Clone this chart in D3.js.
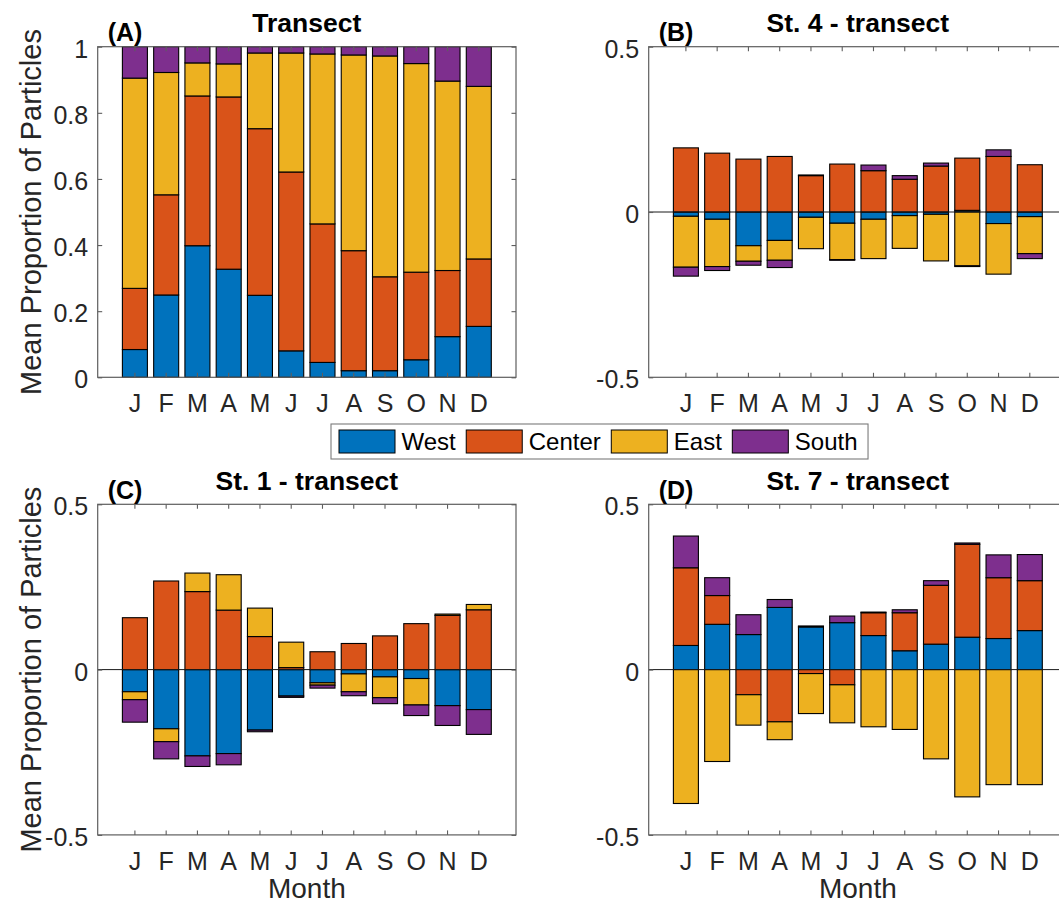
<!DOCTYPE html>
<html>
<head>
<meta charset="utf-8">
<script src="https://cdn.jsdelivr.net/npm/d3@7"></script>
<style>
  body { margin: 0; background: #fff; }
  svg { display: block; }
  text { font-family: "Liberation Sans", Arial, Helvetica, sans-serif; }
</style>
</head>
<body>
<svg id="fig" width="1059" height="911"></svg>
<script>
// Month tick labels and source regions
const monthLabels = ["J", "F", "M", "A", "M", "J", "J", "A", "S", "O", "N", "D"];
const regions = ["West", "Center", "East", "South"];
const regionColors = ["#0072BD", "#D95319", "#EDB120", "#7E2F8E"];

// (A) Transect: mean proportion of particles by source region
const transectWest   = [0.084, 0.249, 0.398, 0.327, 0.248, 0.080, 0.045, 0.020, 0.020, 0.053, 0.123, 0.154];
const transectCenter = [0.185, 0.303, 0.453, 0.521, 0.504, 0.541, 0.419, 0.363, 0.284, 0.265, 0.200, 0.204];
const transectEast   = [0.636, 0.370, 0.100, 0.100, 0.229, 0.360, 0.514, 0.592, 0.668, 0.631, 0.573, 0.522];
const transectSouth  = [0.095, 0.078, 0.049, 0.052, 0.019, 0.019, 0.022, 0.025, 0.028, 0.051, 0.104, 0.120];

// (B) St. 4 minus transect
const st4West   = [-0.013, -0.022, -0.102, -0.086, -0.016, -0.034, -0.022, -0.011, -0.007, 0.005, -0.035, -0.014];
const st4Center = [0.194, 0.178, 0.160, 0.168, 0.110, 0.145, 0.125, 0.099, 0.139, 0.158, 0.168, 0.143];
const st4East   = [-0.154, -0.143, -0.047, -0.060, -0.095, -0.110, -0.119, -0.099, -0.141, -0.163, -0.153, -0.112];
const st4South  = [-0.027, -0.012, -0.012, -0.022, 0.002, -0.002, 0.017, 0.011, 0.009, -0.002, 0.020, -0.015];

// (C) St. 1 minus transect
const st1West   = [-0.067, -0.179, -0.261, -0.254, -0.183, -0.080, -0.040, -0.013, -0.022, -0.027, -0.109, -0.121];
const st1Center = [0.157, 0.268, 0.236, 0.180, 0.100, 0.006, 0.054, 0.079, 0.102, 0.139, 0.164, 0.181];
const st1East   = [-0.024, -0.039, 0.056, 0.107, 0.086, 0.077, -0.007, -0.054, -0.063, -0.080, 0.004, 0.016];
const st1South  = [-0.068, -0.052, -0.032, -0.034, -0.005, -0.004, -0.009, -0.012, -0.018, -0.032, -0.060, -0.075];

// (D) St. 7 minus transect
const st7West   = [0.073, 0.137, 0.106, 0.188, 0.129, 0.142, 0.103, 0.057, 0.077, 0.098, 0.094, 0.118];
const st7Center = [0.235, 0.087, -0.076, -0.158, -0.012, -0.046, 0.069, 0.115, 0.178, 0.281, 0.184, 0.151];
const st7East   = [-0.405, -0.278, -0.092, -0.054, -0.121, -0.115, -0.173, -0.181, -0.270, -0.385, -0.348, -0.348];
const st7South  = [0.096, 0.054, 0.060, 0.024, 0.003, 0.020, 0.002, 0.009, 0.014, 0.004, 0.069, 0.079];

// Y tick values
const proportionTicks = [0, 0.2, 0.4, 0.6, 0.8, 1];
const differenceTicks = [-0.5, 0, 0.5];

const panels = [
  { tag: "(A)", title: "Transect",         series: [transectWest, transectCenter, transectEast, transectSouth], domain: [0, 1],      ticks: proportionTicks, col: 0, row: 0 },
  { tag: "(B)", title: "St. 4 - transect", series: [st4West, st4Center, st4East, st4South],                     domain: [-0.5, 0.5], ticks: differenceTicks, col: 1, row: 0 },
  { tag: "(C)", title: "St. 1 - transect", series: [st1West, st1Center, st1East, st1South],                     domain: [-0.5, 0.5], ticks: differenceTicks, col: 0, row: 1 },
  { tag: "(D)", title: "St. 7 - transect", series: [st7West, st7Center, st7East, st7South],                     domain: [-0.5, 0.5], ticks: differenceTicks, col: 1, row: 1 }
];

// Layout
const axW = 418.3, axH = 330.6;
const colLeft = [97.7, 648.7];
const rowTop = [46.7, 504.3];
const tickLen = 4.5;
const axisColor = "#5e5e5e";
const textColor = "#262626";

const svg = d3.select("#fig");
svg.append("rect").attr("width", 1059).attr("height", 911).attr("fill", "#fff");

function drawPanel(p) {
  const left = colLeft[p.col], top = rowTop[p.row];
  const g = svg.append("g");

  const x = d3.scaleBand()
    .domain(d3.range(monthLabels.length))
    .range([left, left + axW])
    .paddingInner(0.2)
    .paddingOuter(0.79);
  const y = d3.scaleLinear().domain(p.domain).range([top + axH, top]);

  const rows = d3.range(monthLabels.length).map(i => {
    const r = { i };
    regions.forEach((k, j) => { r[k] = p.series[j][i]; });
    return r;
  });
  const stacked = d3.stack()
    .keys(regions)
    .order(d3.stackOrderNone)
    .offset(d3.stackOffsetDiverging)(rows);

  g.append("g").selectAll("g")
    .data(stacked)
    .join("g")
    .attr("fill", (d, j) => regionColors[j])
    .selectAll("rect")
    .data(d => d)
    .join("rect")
    .attr("x", d => x(d.data.i))
    .attr("width", x.bandwidth())
    .attr("y", d => y(Math.max(d[0], d[1])))
    .attr("height", d => Math.abs(y(d[0]) - y(d[1])))
    .attr("stroke", "#000")
    .attr("stroke-width", 1.1);

  // zero reference line
  if (p.domain[0] < 0) {
    g.append("line")
      .attr("x1", left).attr("x2", left + axW)
      .attr("y1", y(0)).attr("y2", y(0))
      .attr("stroke", "#1a1a1a").attr("stroke-width", 1);
  }

  // axes with inward ticks on all four sides
  const bottom = g.append("g").attr("transform", `translate(0,${top + axH})`)
    .call(d3.axisBottom(x).tickSizeInner(-tickLen).tickSizeOuter(0).tickPadding(0)
      .tickFormat(i => monthLabels[i]));
  g.append("g").attr("transform", `translate(0,${top})`)
    .call(d3.axisTop(x).tickSizeInner(-tickLen).tickSizeOuter(0).tickFormat(""));
  const leftAx = g.append("g").attr("transform", `translate(${left},0)`)
    .call(d3.axisLeft(y).tickValues(p.ticks).tickSizeInner(-tickLen).tickSizeOuter(0).tickPadding(9.5)
      .tickFormat(d => String(d)));
  g.append("g").attr("transform", `translate(${left + axW},0)`)
    .call(d3.axisRight(y).tickValues(p.ticks).tickSizeInner(-tickLen).tickSizeOuter(0).tickFormat(""));

  g.selectAll(".domain").remove();
  g.selectAll(".tick line").attr("stroke", axisColor).attr("stroke-width", 1.1);

  bottom.selectAll("text")
    .attr("y", 35).attr("dy", null)
    .attr("font-size", 25).attr("fill", textColor);
  leftAx.selectAll("text")
    .attr("dy", 10.5)
    .attr("font-size", 25).attr("fill", textColor);

  // axis box
  g.append("rect")
    .attr("x", left).attr("y", top).attr("width", axW).attr("height", axH)
    .attr("fill", "none").attr("stroke", axisColor).attr("stroke-width", 1.2);

  // title and panel tag
  g.append("text")
    .attr("x", left + axW / 2).attr("y", top - 14.7)
    .attr("text-anchor", "middle")
    .attr("font-size", 26.5).attr("font-weight", "bold").attr("fill", "#000")
    .text(p.title);
  g.append("text")
    .attr("x", left + 10).attr("y", top - 5.5)
    .attr("font-size", 25).attr("font-weight", "bold").attr("fill", "#000")
    .text(p.tag);

  if (p.col === 0) {
    g.append("text")
      .attr("transform", `translate(41,${top + axH / 2}) rotate(-90)`)
      .attr("text-anchor", "middle")
      .attr("font-size", 29).attr("fill", textColor)
      .text("Mean Proportion of Particles");
  }
  if (p.row === 1) {
    g.append("text")
      .attr("x", left + axW / 2).attr("y", top + axH + 63)
      .attr("text-anchor", "middle")
      .attr("font-size", 28).attr("fill", textColor)
      .text("Month");
  }
}

panels.forEach(drawPanel);

// Legend
const legend = svg.append("g");
const legBox = legend.append("rect")
  .attr("fill", "#fff").attr("stroke", "#7a7a7a").attr("stroke-width", 1.1);
let lx = 339;
const swW = 56, swH = 23, swY = 430;
regions.forEach((name, j) => {
  legend.append("rect")
    .attr("x", lx).attr("y", swY).attr("width", swW).attr("height", swH)
    .attr("fill", regionColors[j]).attr("stroke", "#000").attr("stroke-width", 1);
  const t = legend.append("text")
    .attr("x", lx + swW + 6.5).attr("y", swY + swH / 2 + 8.5)
    .attr("font-size", 24).attr("fill", "#000")
    .text(name);
  lx = lx + swW + 6.5 + t.node().getComputedTextLength() + 10.5;
});
legBox.attr("x", 331).attr("y", 424).attr("width", lx - 331).attr("height", 35);
</script>
</body>
</html>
________
** Request **
Give again, exactly, the lines from the start of the data through the one holding "-0.032, -0.060, -0.075];"; omit the pictures.

** Written response **
Clone this chart in D3.js.
<!DOCTYPE html>
<html>
<head>
<meta charset="utf-8">
<script src="https://cdn.jsdelivr.net/npm/d3@7"></script>
<style>
  body { margin: 0; background: #fff; }
  svg { display: block; }
  text { font-family: "Liberation Sans", Arial, Helvetica, sans-serif; }
</style>
</head>
<body>
<svg id="fig" width="1059" height="911"></svg>
<script>
// Month tick labels and source regions
const monthLabels = ["J", "F", "M", "A", "M", "J", "J", "A", "S", "O", "N", "D"];
const regions = ["West", "Center", "East", "South"];
const regionColors = ["#0072BD", "#D95319", "#EDB120", "#7E2F8E"];

// (A) Transect: mean proportion of particles by source region
const transectWest   = [0.084, 0.249, 0.398, 0.327, 0.248, 0.080, 0.045, 0.020, 0.020, 0.053, 0.123, 0.154];
const transectCenter = [0.185, 0.303, 0.453, 0.521, 0.504, 0.541, 0.419, 0.363, 0.284, 0.265, 0.200, 0.204];
const transectEast   = [0.636, 0.370, 0.100, 0.100, 0.229, 0.360, 0.514, 0.592, 0.668, 0.631, 0.573, 0.522];
const transectSouth  = [0.095, 0.078, 0.049, 0.052, 0.019, 0.019, 0.022, 0.025, 0.028, 0.051, 0.104, 0.120];

// (B) St. 4 minus transect
const st4West   = [-0.013, -0.022, -0.102, -0.086, -0.016, -0.034, -0.022, -0.011, -0.007, 0.005, -0.035, -0.014];
const st4Center = [0.194, 0.178, 0.160, 0.168, 0.110, 0.145, 0.125, 0.099, 0.139, 0.158, 0.168, 0.143];
const st4East   = [-0.154, -0.143, -0.047, -0.060, -0.095, -0.110, -0.119, -0.099, -0.141, -0.163, -0.153, -0.112];
const st4South  = [-0.027, -0.012, -0.012, -0.022, 0.002, -0.002, 0.017, 0.011, 0.009, -0.002, 0.020, -0.015];

// (C) St. 1 minus transect
const st1West   = [-0.067, -0.179, -0.261, -0.254, -0.183, -0.080, -0.040, -0.013, -0.022, -0.027, -0.109, -0.121];
const st1Center = [0.157, 0.268, 0.236, 0.180, 0.100, 0.006, 0.054, 0.079, 0.102, 0.139, 0.164, 0.181];
const st1East   = [-0.024, -0.039, 0.056, 0.107, 0.086, 0.077, -0.007, -0.054, -0.063, -0.080, 0.004, 0.016];
const st1South  = [-0.068, -0.052, -0.032, -0.034, -0.005, -0.004, -0.009, -0.012, -0.018, -0.032, -0.060, -0.075];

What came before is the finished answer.